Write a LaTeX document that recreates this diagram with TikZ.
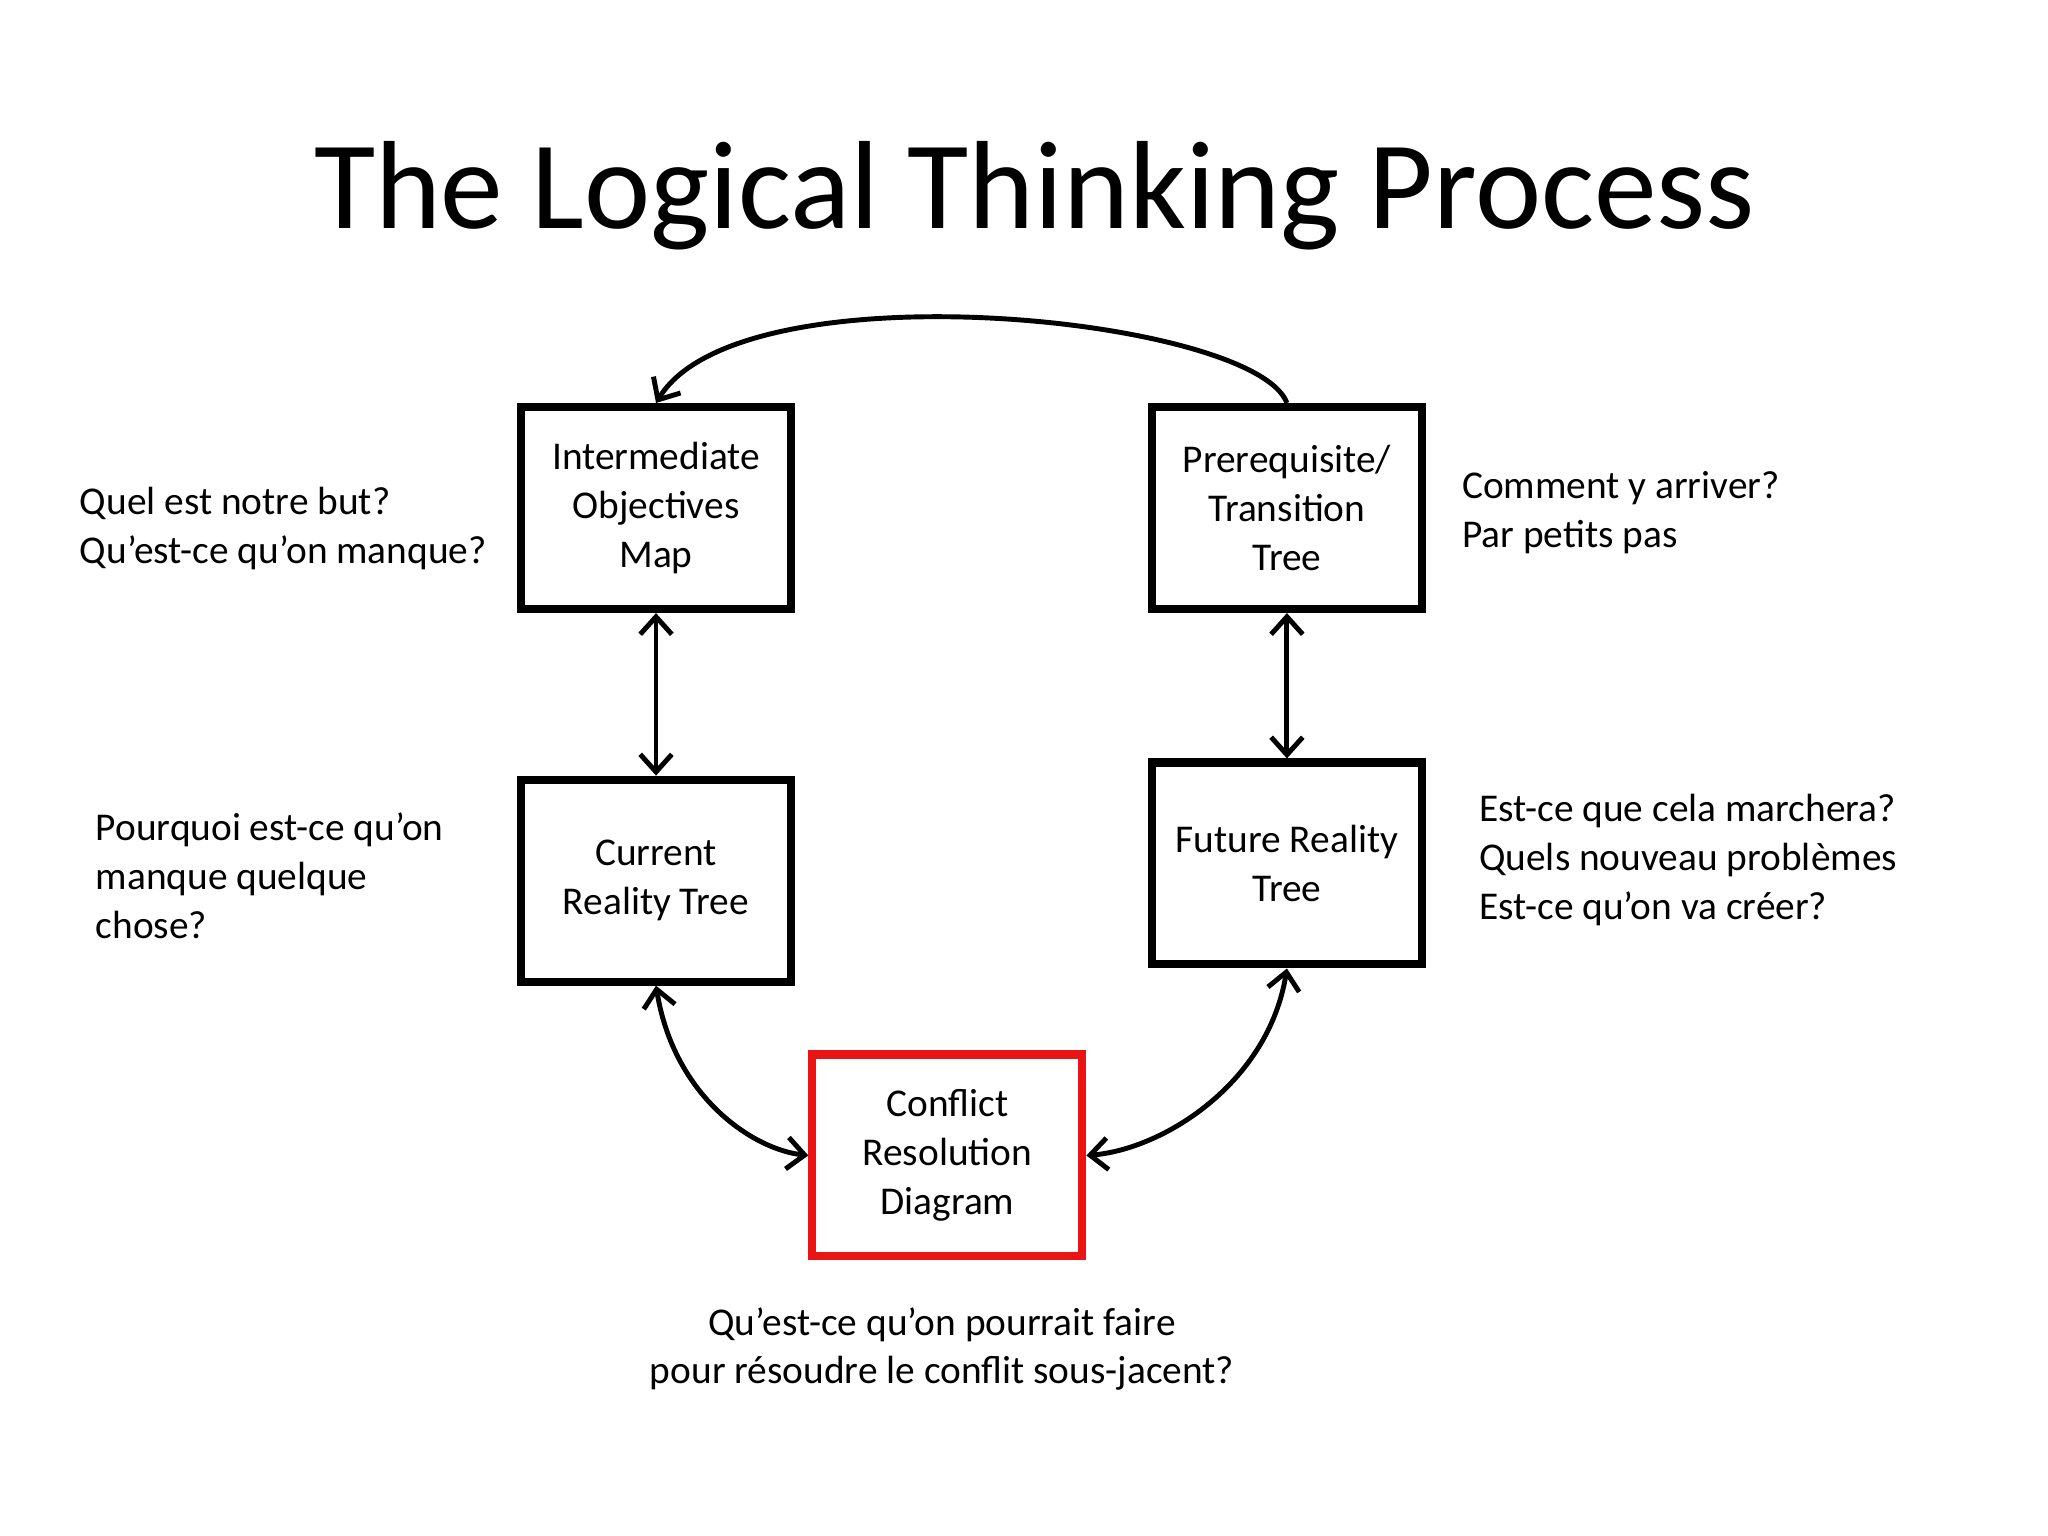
\documentclass[tikz,border=0pt]{standalone}
\usepackage{fontspec}
\setmainfont{Carlito}
\usetikzlibrary{arrows.meta}
\begin{document}
\begin{tikzpicture}[x=0.013213cm,y=-0.013213cm,
  box/.style={draw=black,line width=2.3pt,minimum width=2.7cm,minimum height=2.02cm,align=center,font=\fontsize{11.2}{13.9}\selectfont,inner sep=0pt},
  side/.style={align=left,font=\fontsize{11.2}{13.9}\selectfont,inner sep=0pt},
  conn/.style={line width=1.4pt,{Straight Barb[length=5pt,width=9pt,line width=1.4pt]}-{Straight Barb[length=5pt,width=9pt,line width=1.4pt]}}]
\useasboundingbox (0,0) rectangle (1550,1162);
\node[font=\fontsize{35.7}{38}\selectfont] (title) at (783,148) {The Logical Thinking Process};
\node[box] (iom) at (496.5,384.5) {Intermediate\\Objectives\\Map};
\node[box] (ptt) at (974,384.5) {Prerequisite/\\Transition\\Tree};
\node[box] (crt) at (496.5,666.5) {Current\\Reality Tree};
\node[box] (frt) at (974,653.5) {Future Reality\\Tree};
\node[box,draw={rgb,255:red,235;green,20;blue,20}] (crd) at (717,874.5) {Conflict\\Resolution\\Diagram};
\node[side,anchor=west] (t1) at (60,400) {Quel est notre but?\\Qu’est-ce qu’on manque?};
\node[side,anchor=west] (t2) at (72,663) {Pourquoi est-ce qu’on\\manque quelque\\chose?};
\node[side,anchor=west] (t3) at (1106,388) {Comment y arriver?\\Par petits pas};
\node[side,anchor=west] (t4) at (1119,651) {Est-ce que cela marchera?\\Quels nouveau problèmes\\Est-ce qu’on va créer?};
\node[side,align=center] (t5) at (713,1021) {Qu’est-ce qu’on pourrait faire\\pour résoudre le conflit sous-jacent?};
\draw[line width=1.4pt,-{Straight Barb[length=5pt,width=9pt,line width=1.4pt]}] (ptt.north) .. controls (950,240) and (560,200) .. (iom.north);
\draw[conn] (iom.south) -- (crt.north);
\draw[conn] (ptt.south) -- (frt.north);
\draw[conn] (crt.south) .. controls (510,830) and (570,870) .. (crd.west);
\draw[conn] (frt.south) .. controls (960,820) and (880,870) .. (crd.east);
\end{tikzpicture}
\end{document}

# AIM OF THE TASK:
Except for the pictures, reproduce every line exactly.

# OUTPUT BELOW:
Write a LaTeX document that recreates this diagram with TikZ.
\documentclass[tikz,border=0pt]{standalone}
\usepackage{fontspec}
\setmainfont{Carlito}
\usetikzlibrary{arrows.meta}
\begin{document}
\begin{tikzpicture}[x=0.013213cm,y=-0.013213cm,
  box/.style={draw=black,line width=2.3pt,minimum width=2.7cm,minimum height=2.02cm,align=center,font=\fontsize{11.2}{13.9}\selectfont,inner sep=0pt},
  side/.style={align=left,font=\fontsize{11.2}{13.9}\selectfont,inner sep=0pt},
  conn/.style={line width=1.4pt,{Straight Barb[length=5pt,width=9pt,line width=1.4pt]}-{Straight Barb[length=5pt,width=9pt,line width=1.4pt]}}]
\useasboundingbox (0,0) rectangle (1550,1162);
\node[font=\fontsize{35.7}{38}\selectfont] (title) at (783,148) {The Logical Thinking Process};
\node[box] (iom) at (496.5,384.5) {Intermediate\\Objectives\\Map};
\node[box] (ptt) at (974,384.5) {Prerequisite/\\Transition\\Tree};
\node[box] (crt) at (496.5,666.5) {Current\\Reality Tree};
\node[box] (frt) at (974,653.5) {Future Reality\\Tree};
\node[box,draw={rgb,255:red,235;green,20;blue,20}] (crd) at (717,874.5) {Conflict\\Resolution\\Diagram};
\node[side,anchor=west] (t1) at (60,400) {Quel est notre but?\\Qu’est-ce qu’on manque?};
\node[side,anchor=west] (t2) at (72,663) {Pourquoi est-ce qu’on\\manque quelque\\chose?};
\node[side,anchor=west] (t3) at (1106,388) {Comment y arriver?\\Par petits pas};
\node[side,anchor=west] (t4) at (1119,651) {Est-ce que cela marchera?\\Quels nouveau problèmes\\Est-ce qu’on va créer?};
\node[side,align=center] (t5) at (713,1021) {Qu’est-ce qu’on pourrait faire\\pour résoudre le conflit sous-jacent?};
\draw[line width=1.4pt,-{Straight Barb[length=5pt,width=9pt,line width=1.4pt]}] (ptt.north) .. controls (950,240) and (560,200) .. (iom.north);
\draw[conn] (iom.south) -- (crt.north);
\draw[conn] (ptt.south) -- (frt.north);
\draw[conn] (crt.south) .. controls (510,830) and (570,870) .. (crd.west);
\draw[conn] (frt.south) .. controls (960,820) and (880,870) .. (crd.east);
\end{tikzpicture}
\end{document}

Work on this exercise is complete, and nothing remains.